Yes, I am a mother. Yes, I work as a full-time employee. But why must I be labeled a "working mother"? Why is that distinction so important to make to the wider world?

There has never been a "working father" in all of history, even though many fathers are also full-time employees. They enjoy the singular label of "CEO," "VP of Human Resources," "dentist" or "math teacher."

And beyond just slapping the "mother" label on all of our other titles, we are generally expected to pick one side of the motherhood spectrum or the other.

Motherhood is largely defined as an either/or proposition.

You are either a stay-at-home mom or a working mom.

You are either a breastfeeding mom or a formula mom.

You are either a cry-it-out mom or a no-cry sleep-training mom.

Society determines your value, your worthiness, through these choices and the labels that come with them. But this reductive way of thinking creates a binary that doesn't exist in reality. The black-and-white picture reality paints is actually large swaths of gray — with shades so light they look white and shades so dark they look black.

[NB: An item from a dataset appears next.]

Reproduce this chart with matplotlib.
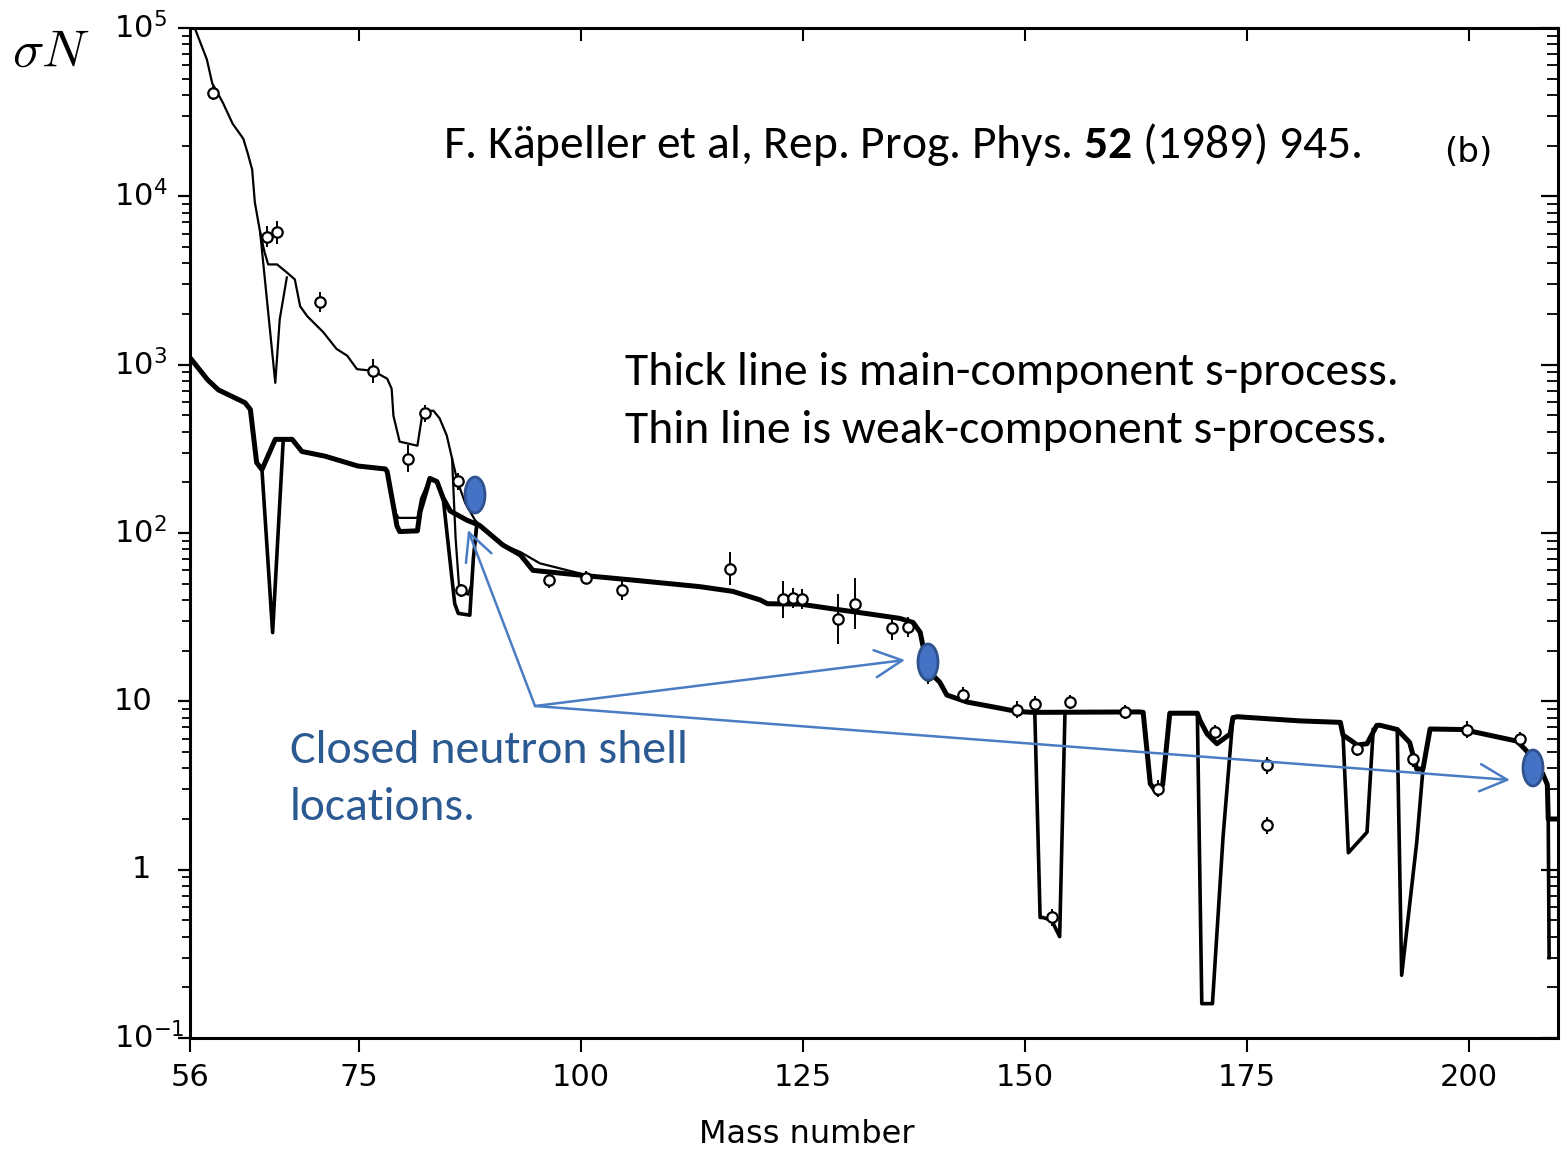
import matplotlib
matplotlib.use("Agg")
import matplotlib.pyplot as plt
from matplotlib.patches import Ellipse, FancyArrowPatch
from matplotlib import font_manager
import matplotlib.transforms as mtransforms
from matplotlib.ticker import LogLocator, NullFormatter

W, H = 1568, 1151

# ------------------------------------------------------------------ data
# thin line (weak + main component), upper curve
thin_A = [56.6, 57.9, 58.5, 59.7, 60.8, 62.0, 62.5, 63.0, 63.3, 63.9,
          64.4, 64.8, 65.8, 66.9, 67.8, 68.4, 69.2, 71.0, 72.5, 73.7,
          74.8, 76.6, 78.2, 78.7, 78.9, 79.6, 81.6, 82.2, 83.4, 84.1,
          84.9, 85.5, 86.1, 87.0, 88.1, 89.8, 91.5, 93.2, 95.4, 100.2]
thin_S = [98000, 65000, 47000, 36000, 27000, 22000, 18000, 14400, 9200, 6100,
          4640, 3940, 3940, 3530, 3210, 2220, 1940, 1560, 1240, 1130,
          940, 920, 825, 720, 497, 349, 330, 526, 533, 480,
          380, 277, 203, 150, 119, 97, 84, 77, 66, 57]
thin_dip64_A = [63.9, 65.6, 66.1, 66.9]
thin_dip64_S = [6100, 780, 1860, 3300]
thin_dip86_A = [85.5, 85.9, 86.3, 87.3, 87.7, 88.2]
thin_dip86_S = [277, 93, 47, 43, 50, 112]
thin_box80_A = [78.2, 79.2, 79.5, 81.6, 82.0, 83.0]
thin_box80_S = [231, 130, 123, 123, 160, 211]

# thick line (main component)
main_A = [56.0, 58.0, 59.2, 62.2, 62.8, 63.5, 64.1, 65.6, 66.4, 67.5,
          68.6, 71.2, 74.9, 78.0, 78.2, 79.3, 79.6, 81.6, 81.9, 83.0,
          83.8, 84.5, 85.3, 87.2, 88.6, 91.2, 93.2, 94.6, 100.2, 105.9,
          113.4, 117.1, 120.2, 121.0, 124.7, 128.4, 132.2, 135.9, 137.4, 138.2,
          138.5, 139.0, 139.6, 140.4, 141.2, 143.5, 147.2, 149.1, 150.9, 162.9,
          163.3, 164.1, 164.9, 165.5, 166.3, 169.4, 169.7, 170.5, 171.6, 173.1,
          173.4, 173.9, 181.0, 185.5, 185.8, 186.6, 187.4, 188.5, 189.6, 190.0,
          191.9, 193.3, 194.1, 194.8, 195.6, 199.3, 205.4, 206.5, 208.3, 208.8,
          208.9, 209.7]
main_S = [1100, 811, 708, 594, 541, 262, 238, 360, 360, 360,
          305, 286, 250, 240, 231, 110, 102, 103, 134, 211,
          202, 161, 135, 119, 111, 85, 74, 60, 56, 52.5,
          48, 45, 40, 38, 37.8, 35.4, 33.2, 31.1, 29.4, 25.7,
          21.5, 17.1, 14.3, 13.0, 10.9, 9.9, 9.1, 8.7, 8.6, 8.65,
          8.6, 3.24, 2.83, 3.2, 8.5, 8.5, 7.7, 6.4, 5.6, 6.4,
          8.0, 8.1, 7.65, 7.5, 6.3, 5.9, 5.5, 5.6, 7.2, 7.2,
          6.8, 5.7, 3.96, 3.96, 6.85, 6.8, 5.8, 5.05, 3.7, 3.2,
          2.0, 2.0]
dip64_A = [64.1, 65.3, 66.5]
dip64_S = [238, 25.6, 360]
dip87_A = [84.5, 85.8, 86.2, 87.5, 87.9, 88.3]
dip87_S = [161, 38, 33.3, 32.5, 71, 112]
dip152_A = [151.1, 151.7, 152.0, 153.0, 153.9, 154.5]
dip152_S = [8.6, 0.52, 0.52, 0.50, 0.40, 8.6]
dip170_A = [169.4, 169.9, 171.1, 172.3, 173.4]
dip170_S = [8.5, 0.16, 0.16, 1.58, 8.0]
dip186_A = [185.8, 186.4, 188.5, 189.2]
dip186_S = [6.3, 1.26, 1.67, 6.8]
dip192_A = [191.9, 192.4, 194.1, 194.8]
dip192_S = [6.8, 0.236, 1.46, 3.96]
dip209_A = [208.9, 209.0]
dip209_S = [2.0, 0.30]

# measured sigma*N values with error bars (error in dex)
pts_A = [58.6, 64.7, 65.8, 70.6, 76.6, 80.5, 82.5, 86.2, 86.5, 96.4,
         100.6, 104.6, 116.8, 122.8, 123.9, 124.9, 129.0, 130.9, 135.0, 136.8,
         139.1, 143.0, 149.1, 151.1, 153.0, 155.1, 161.3, 165.0, 171.4, 177.2,
         177.2, 187.4, 193.7, 199.8, 205.7]
pts_S = [41000, 5770, 6110, 2350, 920, 277, 513, 203, 45.6, 52.8,
         54.3, 45.7, 61.5, 40.5, 41, 40.5, 30.9, 38, 27.1, 27.5,
         14.3, 10.9, 8.9, 9.6, 0.52, 9.9, 8.65, 3.03, 6.6, 4.18,
         1.84, 5.18, 4.54, 6.78, 6.0]
pts_err = [0.04, 0.06, 0.07, 0.06, 0.07, 0.08, 0.05, 0.05, 0.04, 0.05,
           0.04, 0.06, 0.10, 0.11, 0.06, 0.06, 0.15, 0.15, 0.07, 0.06,
           0.05, 0.05, 0.05, 0.05, 0.05, 0.04, 0.04, 0.05, 0.04, 0.05,
           0.05, 0.04, 0.05, 0.05, 0.04]

xtick_vals = [56, 75, 100, 125, 150, 175, 200]
xtick_text = ["56", "75", "100", "125", "150", "175", "200"]
ytick_vals = [1e5, 1e4, 1e3, 1e2, 10, 1, 0.1]
ytick_text = [r"$10^{5}$", r"$10^{4}$", r"$10^{3}$", r"$10^{2}$", "10", "1", r"$10^{-1}$"]

# ------------------------------------------------------------------ fonts
def pick_font(cands):
    for c in cands:
        try:
            font_manager.findfont(font_manager.FontProperties(family=c),
                                  fallback_to_default=False)
            return c
        except Exception:
            pass
    return "DejaVu Sans"

ann_font = pick_font(["Carlito", "Lato", "Open Sans"])
tick_font = "DejaVu Sans"
plt.rcParams["mathtext.fontset"] = "custom"
plt.rcParams["mathtext.rm"] = ann_font
plt.rcParams["mathtext.bf"] = ann_font + ":bold"
plt.rcParams["mathtext.it"] = ann_font + ":italic"

# ------------------------------------------------------------------ figure
fig = plt.figure(figsize=(W / 100, H / 100), dpi=100)
ax = fig.add_axes([190 / W, 1 - 1038 / H, 1368 / W, 1010 / H])
ax.set_yscale("log")
ax.set_xlim(56, 210)
ax.set_ylim(0.1, 1e5)

thin_kw = dict(color="black", lw=1.6, solid_joinstyle="round")
ax.plot(thin_A, thin_S, **thin_kw)
ax.plot(thin_dip64_A, thin_dip64_S, **thin_kw)
ax.plot(thin_dip86_A, thin_dip86_S, **thin_kw)
ax.plot(thin_box80_A, thin_box80_S, **thin_kw)

ax.plot(main_A, main_S, color="black", lw=3.6, solid_joinstyle="round")
dip_kw = dict(color="black", lw=2.6, solid_joinstyle="round")
for a, s in [(dip64_A, dip64_S), (dip87_A, dip87_S), (dip152_A, dip152_S),
             (dip170_A, dip170_S), (dip186_A, dip186_S), (dip192_A, dip192_S),
             (dip209_A, dip209_S)]:
    ax.plot(a, s, **dip_kw)

lo = [s * (1 - 10 ** (-e)) for s, e in zip(pts_S, pts_err)]
hi = [s * (10 ** e - 1) for s, e in zip(pts_S, pts_err)]
ax.errorbar(pts_A, pts_S, yerr=[lo, hi], fmt="o", ms=7.5, mfc="white",
            mec="black", mew=1.6, ecolor="black", elinewidth=1.4, capsize=0,
            zorder=5)

for sp in ax.spines.values():
    sp.set_linewidth(2.2)

# x axis
ax.set_xticks(xtick_vals)
ax.set_xticklabels(xtick_text, fontfamily=tick_font)
ax.tick_params(axis="x", direction="out", length=10, width=1.5,
               labelsize=22, pad=8)
ax.set_xlabel("Mass number", fontsize=23, fontfamily=tick_font)
ax.xaxis.set_label_coords(0.451, -0.08)
top = ax.secondary_xaxis("top")
top.set_xticks(xtick_vals[1:])
top.tick_params(direction="in", length=9, width=1.5, labeltop=False)

# y axis
ax.yaxis.set_major_locator(LogLocator(base=10, numticks=20))
ax.yaxis.set_minor_locator(LogLocator(base=10, subs=range(2, 10), numticks=100))
ax.yaxis.set_minor_formatter(NullFormatter())
ax.tick_params(axis="y", which="major", direction="out", length=9, width=1.6,
               labelleft=False)
ax.tick_params(axis="y", which="minor", direction="out", length=6, width=1.3)
right = ax.secondary_yaxis("right")
right.yaxis.set_major_locator(LogLocator(base=10, numticks=20))
right.yaxis.set_minor_locator(LogLocator(base=10, subs=range(2, 10), numticks=100))
right.tick_params(which="major", direction="in", length=12, width=1.6,
                  labelright=False)
right.tick_params(which="minor", direction="in", length=8, width=1.3,
                  labelright=False)

ytr = mtransforms.blended_transform_factory(fig.transFigure, ax.transData)
for v, t in zip(ytick_vals, ytick_text):
    xpx = 132 if t == "1" else 114
    fig.text(xpx / W, v, t, transform=ytr, ha="left", va="center",
             fontsize=22, fontfamily=tick_font, math_fontfamily="dejavusans")

# ------------------------------------------------------------------ annotations
renderer = fig.canvas.get_renderer()

def fit_text(x_px, y_px, s, target_w, **kw):
    t = fig.text(x_px / W, 1 - y_px / H, s, fontsize=20, **kw)
    bb = t.get_window_extent(renderer)
    t.set_fontsize(20 * target_w / bb.width)
    return t

fit_text(443, 158, r"F. Käpeller et al, Rep. Prog. Phys. $\mathbf{52}$ (1989) 945.",
         919, ha="left", va="baseline", fontfamily=ann_font, color="black")
fit_text(625, 385, "Thick line is main-component s-process.", 773,
         ha="left", va="baseline", fontfamily=ann_font, color="black")
fit_text(625, 443, "Thin line is weak-component s-process.", 763,
         ha="left", va="baseline", fontfamily=ann_font, color="black")
blue_txt = "#2B5A92"
fit_text(290, 763, "Closed neutron shell", 398, ha="left", va="baseline",
         fontfamily=ann_font, color=blue_txt)
fit_text(290, 820, "locations.", 186, ha="left", va="baseline",
         fontfamily=ann_font, color=blue_txt)
fit_text(12, 52, r"$\sigma N$", 80, ha="left", va="center",
         math_fontfamily="cm", color="black")
fit_text(1444, 153, "(b)", 48, ha="left", va="center",
         fontfamily=tick_font, color="black")

arrow_col = "#4A7CC4"
apex = (535, 706)
for tip in [(468, 530), (905, 660), (1510, 780)]:
    fig.add_artist(FancyArrowPatch((apex[0] / W, 1 - apex[1] / H),
                                   (tip[0] / W, 1 - tip[1] / H),
                                   transform=fig.transFigure,
                                   arrowstyle="->,head_length=0.7,head_width=0.35",
                                   mutation_scale=28, color=arrow_col, lw=1.8,
                                   shrinkA=0, shrinkB=0))

for cx, cy in [(475, 495), (928, 662), (1533, 768)]:
    fig.add_artist(Ellipse((cx / W, 1 - cy / H), 20 / W, 36 / H,
                           transform=fig.transFigure, facecolor="#4472C4",
                           edgecolor="#2F528F", lw=2, zorder=10))

fig.savefig("out.png", dpi=100)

I, for instance, was an exclusively pumping, breastfeeding, formula supplementing mom.

When my son was an infant, I was a stay-at-home mom who was a freelance employee and consultant who sometimes worked full-time in an office.

I was a gentle-sleep-training cry-it out-mom, who believed in room sharing and letting my son sleep in his own crib, but would bed-share when I just needed sleep.

These choices don't define me as a mother, just as being a mother doesn't fully define me as a person.

I am wholly myself and wholly a mother but I am neither just a mom nor just myself any longer.

I didn't lose myself in motherhood, after all. I found a new version of me. A hybrid mom/wife/sister/best friend self — who is clumsy-footed, type-A, empathetic, assertive, kind-hearted, and honest in both my superpowers and weaknesses.

No one human can be boiled down to one label, mothers least of all.

We are some of the most complex, intricate, contradictory personalities that exist. We hold multiple roles simultaneously, context-switching quickly from boo-boo-soothing to boardroom presentations to date night to acts of self-care.

We are the and.

We are women and mothers and daughters and lovers and teachers and friends and CEOs and toddler-wranglers and and and and…

So, no, there's no such thing as being just a mom.